Het punt is niet dat beide voorstellen slecht zijn. Ze kunnen zegenrijk werk doen in het verschuiven van geld en macht van een kleine elite naar bredere lagen van de bevolking. Maar beide voorstellen laten de markt als centraal allocatiemechanisme intact. Precies daarin lijkt de erfenis van de 20ste eeuw te liggen. Na de ondergang van het Sovjetsysteem werd het idee van een centraal plan verbannen naar de mesthopen der geschiedenis. Alleen een gedecentraliseerd prijsmechanisme kan vraag en aanbod op elkaar afstemmen, tertium non datur.

De onmogelijkheid voorbij het kapitalisme te denken heeft – als ik het goed zie – hier haar oorsprong. We kunnen ons geen andere manier meer voorstellen om onze economie te runnen dan door middel van de markt. Macht en geld kunnen wellicht verdeeld worden van rijke naar arme marktdeelnemers, maar marktdeelnemers zijn en blijven we daarmee, allemaal. En omdat het marktmechanisme ons opjut in de jacht op hogere rendementen de aarde af te struinen naar telkens nieuwe winstmogelijkheden, door telkens nieuwe vormen van extractie van mens en natuur, blijft het probleem van het kapitalisme bij ons.

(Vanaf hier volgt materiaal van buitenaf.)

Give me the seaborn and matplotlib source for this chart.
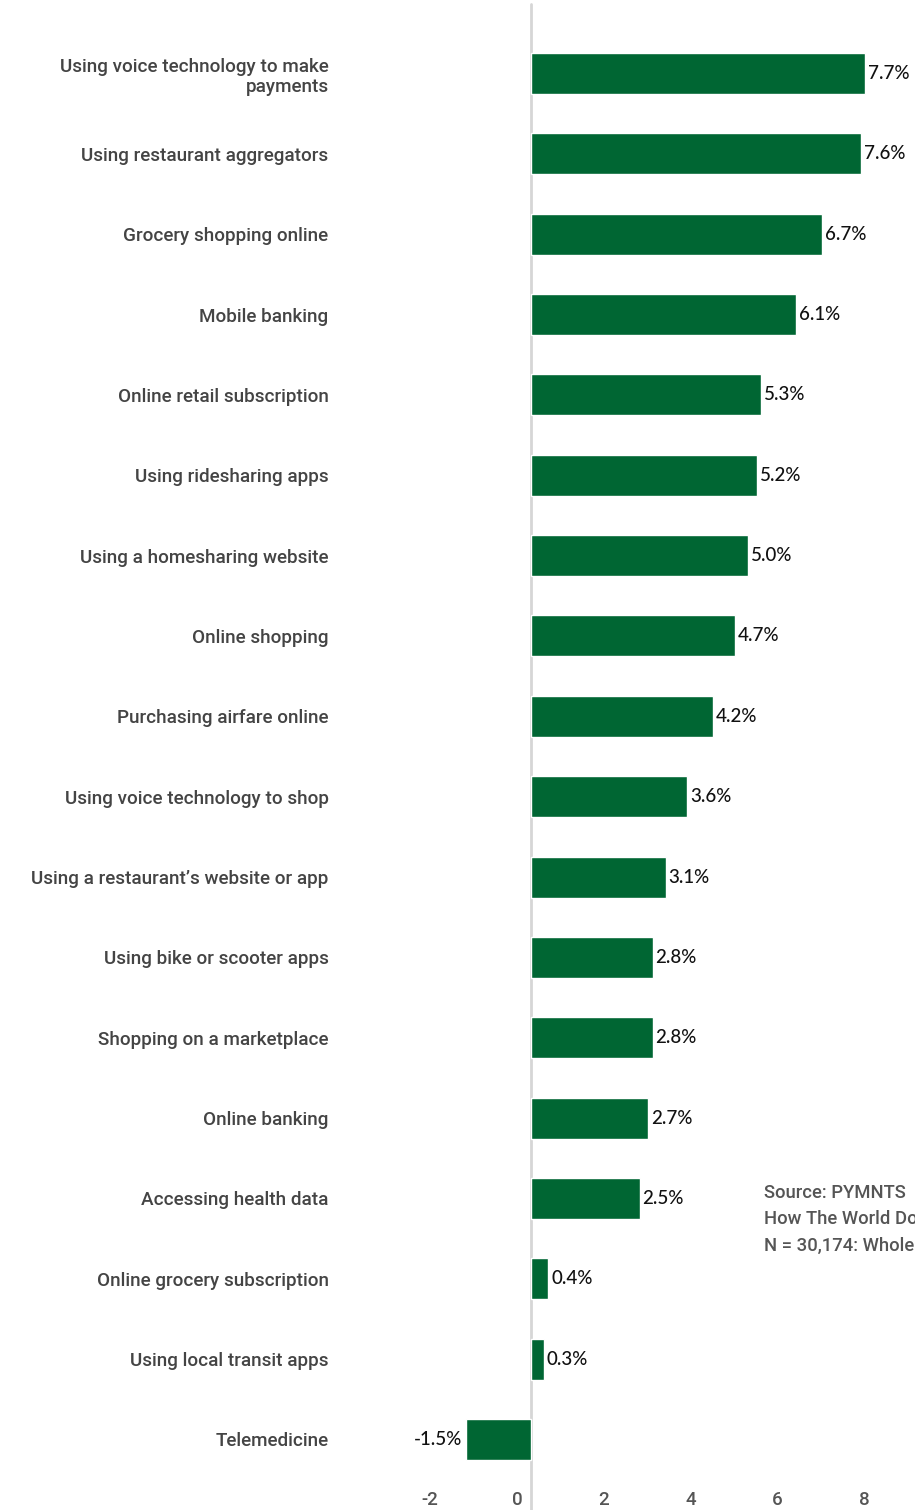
import matplotlib
matplotlib.use("Agg")
import matplotlib.pyplot as plt
import matplotlib.transforms as mtransforms
import seaborn as sns
import pandas as pd

# chart data
activities = [
    "Using voice technology to make\npayments",
    "Using restaurant aggregators",
    "Grocery shopping online",
    "Mobile banking",
    "Online retail subscription",
    "Using ridesharing apps",
    "Using a homesharing website",
    "Online shopping",
    "Purchasing airfare online",
    "Using voice technology to shop",
    "Using a restaurant’s website or app",
    "Using bike or scooter apps",
    "Shopping on a marketplace",
    "Online banking",
    "Accessing health data",
    "Online grocery subscription",
    "Using local transit apps",
    "Telemedicine",
]
growth = [7.7, 7.6, 6.7, 6.1, 5.3, 5.2, 5.0, 4.7, 4.2, 3.6, 3.1, 2.8, 2.8, 2.7, 2.5, 0.4, 0.3, -1.5]
x_ticks = [-2, 0, 2, 4, 6, 8]
source_lines = [
    "Source: PYMNTS",
    "How The World Does Digital",
    "N = 30,174: Whole sample, fielded in 2020",
]

df = pd.DataFrame({"activity": activities, "growth": growth})

sns.set_style("white")
plt.rcParams["font.family"] = ["Roboto", "DejaVu Sans"]

W, H = 915, 1510
fig = plt.figure(figsize=(W / 100, H / 100), dpi=100)

# axes placement in pixels
left_px, right_px = 380, 915
top_px, bottom_px = 4, 1480
ax = fig.add_axes([left_px / W, 1 - bottom_px / H,
                   (right_px - left_px) / W, (bottom_px - top_px) / H])

green = "#006633"
sns.barplot(data=df, x="growth", y="activity", orient="h", color=green,
            saturation=1, width=0.51, ax=ax)

# scale: zero at 531 px, 43.4 px per unit
zero_px, ppu = 531, 43.4
ax.set_xlim((left_px - zero_px) / ppu, (right_px - zero_px) / ppu)
step = 80.35
ax.set_ylim(17 + (bottom_px - 1439.5) / step, -(73.5 - top_px) / step)

for s in ax.spines.values():
    s.set_visible(False)

ax.axvline(0, color="#d6d6d6", lw=2, ymin=-0.02, ymax=1, clip_on=False, zorder=0)

ax.set_xlabel("")
ax.set_ylabel("")
ax.set_xticks(x_ticks)
ax.set_xticklabels([str(t) for t in x_ticks])
ax.tick_params(axis="x", length=0, pad=8, labelsize=13.5, labelcolor="#555555")
ax.tick_params(axis="y", length=0, pad=37, labelsize=13.6, labelcolor="#444444")
for lbl in ax.get_yticklabels():
    lbl.set_fontweight("medium")
for lbl in ax.get_xticklabels():
    lbl.set_fontweight("medium")
    lbl.set_transform(lbl.get_transform() + mtransforms.ScaledTranslation(-14 / 100, 0, fig.dpi_scale_trans))

# value labels
for i, v in enumerate(growth):
    ha = "left" if v >= 0 else "right"
    off = 2 if v >= 0 else -3
    ax.annotate(f"{v:.1f}%", xy=(v, i), xytext=(off, 0), textcoords="offset points",
                ha=ha, va="center", fontsize=13.5, color="#111111",
                family=["Lato", "DejaVu Sans"], fontweight="medium")

# source note (runs off the right edge, as in the original)
for k, line in enumerate(source_lines):
    fig.text(764 / W, 1 - (1193 + 26.5 * k) / H, line, ha="left", va="center",
             fontsize=13.3, color="#555555", fontweight="medium")

fig.savefig("out.png", dpi=100)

De markt is uiteindelijk een manier om je tot anderen verhouden: via ruil, gebaseerd op het eigenbelang. Tegelijkertijd kennen we allerlei manieren om ons tot elkaar te verhouden buiten de markt: tussen vrienden, binnen de familie, in buurten en verenigingen. Kunnen die de ruggengraat worden van een nieuwe economie? Meer radicale politieke denkers zoeken hierin een nieuwe weg voorbij het kapitalisme, in productieve maar niet commerciële verbanden, losjes aangeduid als de ‘commons’, waar het winstmotief is uitgeschakeld. Is dat een aanlokkelijke toekomst voorbij het kapitalisme? Of zijn we als samenleving uiteindelijk beter af met één of meerdere van de hervormingsvoorstellen die ik hierboven noemde? Politiek filosofen en anderen zullen er de komende decennia zoet mee zijn.